◆ DIRECTIONS FOR THIS TASK: Make an exact copy of the data below, leaving out every picture.

★ ★ ★

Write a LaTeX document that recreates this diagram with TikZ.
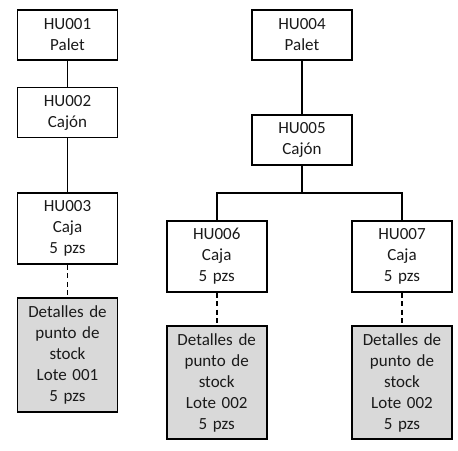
\documentclass[tikz,border=0pt]{standalone}
\usepackage{fontspec}
\setmainfont{Carlito}
\definecolor{boxgray}{HTML}{D9D9D9}
\definecolor{txt}{HTML}{1A1A1A}
\begin{document}
\begin{tikzpicture}[x=1pt,y=-1pt,
  hubox/.style={draw=black,line width=1.6pt,minimum width=100pt,text width=96pt,align=center,inner sep=2pt,
    font=\fontsize{17}{21}\selectfont,text=txt},
  detbox/.style={hubox,fill=boxgray},
  link/.style={line width=1.6pt},
  dlink/.style={line width=1.6pt,dash pattern=on 5pt off 3.5pt}]
\useasboundingbox (0,0) rectangle (458,450);
\node[hubox,minimum height=50pt] (a1) at (67.5,35) {HU001\\Palet};
\node[hubox,minimum height=50pt] (a2) at (67.5,112.5) {HU002\\Cajón};
\node[hubox,minimum height=71pt] (a3) at (67.5,228.5) {HU003\\Caja\\5 pzs};
\node[detbox,minimum height=113.5pt] (a4) at (67.5,355) {Detalles de\\punto de\\stock\\Lote 001\\5 pzs};
\node[hubox,minimum height=50pt] (b4) at (302,35) {HU004\\Palet};
\node[hubox,minimum height=50pt] (b5) at (302,140) {HU005\\Cajón};
\node[hubox,minimum height=71pt] (b6) at (216.7,256.2) {HU006\\Caja\\5 pzs};
\node[hubox,minimum height=71pt] (b7) at (402,256.2) {HU007\\Caja\\5 pzs};
\node[detbox,minimum height=113pt] (b6d) at (216.7,382.7) {Detalles de\\punto de\\stock\\Lote 002\\5 pzs};
\node[detbox,minimum height=113pt] (b7d) at (402,382.7) {Detalles de\\punto de\\stock\\Lote 002\\5 pzs};
\coordinate (bar) at (302,192.7);
\draw[link] (a1) -- (a2);
\draw[link] (a2) -- (a3);
\draw[dlink] (a3) -- (a4);
\draw[link] (b4) -- (b5);
\draw[link] (b5) -- (bar);
\draw[link] (bar) -| (b6);
\draw[link] (bar) -| (b7);
\draw[dlink] (b6) -- (b6d);
\draw[dlink] (b7) -- (b7d);
\end{tikzpicture}
\end{document}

★ ★ ★

◆ EXERCISE OUTPUT:
Write a LaTeX document that recreates this diagram with TikZ.
\documentclass[tikz,border=0pt]{standalone}
\usepackage{fontspec}
\setmainfont{Carlito}
\definecolor{boxgray}{HTML}{D9D9D9}
\definecolor{txt}{HTML}{1A1A1A}
\begin{document}
\begin{tikzpicture}[x=1pt,y=-1pt,
  hubox/.style={draw=black,line width=1.6pt,minimum width=100pt,text width=96pt,align=center,inner sep=2pt,
    font=\fontsize{17}{21}\selectfont,text=txt},
  detbox/.style={hubox,fill=boxgray},
  link/.style={line width=1.6pt},
  dlink/.style={line width=1.6pt,dash pattern=on 5pt off 3.5pt}]
\useasboundingbox (0,0) rectangle (458,450);
\node[hubox,minimum height=50pt] (a1) at (67.5,35) {HU001\\Palet};
\node[hubox,minimum height=50pt] (a2) at (67.5,112.5) {HU002\\Cajón};
\node[hubox,minimum height=71pt] (a3) at (67.5,228.5) {HU003\\Caja\\5 pzs};
\node[detbox,minimum height=113.5pt] (a4) at (67.5,355) {Detalles de\\punto de\\stock\\Lote 001\\5 pzs};
\node[hubox,minimum height=50pt] (b4) at (302,35) {HU004\\Palet};
\node[hubox,minimum height=50pt] (b5) at (302,140) {HU005\\Cajón};
\node[hubox,minimum height=71pt] (b6) at (216.7,256.2) {HU006\\Caja\\5 pzs};
\node[hubox,minimum height=71pt] (b7) at (402,256.2) {HU007\\Caja\\5 pzs};
\node[detbox,minimum height=113pt] (b6d) at (216.7,382.7) {Detalles de\\punto de\\stock\\Lote 002\\5 pzs};
\node[detbox,minimum height=113pt] (b7d) at (402,382.7) {Detalles de\\punto de\\stock\\Lote 002\\5 pzs};
\coordinate (bar) at (302,192.7);
\draw[link] (a1) -- (a2);
\draw[link] (a2) -- (a3);
\draw[dlink] (a3) -- (a4);
\draw[link] (b4) -- (b5);
\draw[link] (b5) -- (bar);
\draw[link] (bar) -| (b6);
\draw[link] (bar) -| (b7);
\draw[dlink] (b6) -- (b6d);
\draw[dlink] (b7) -- (b7d);
\end{tikzpicture}
\end{document}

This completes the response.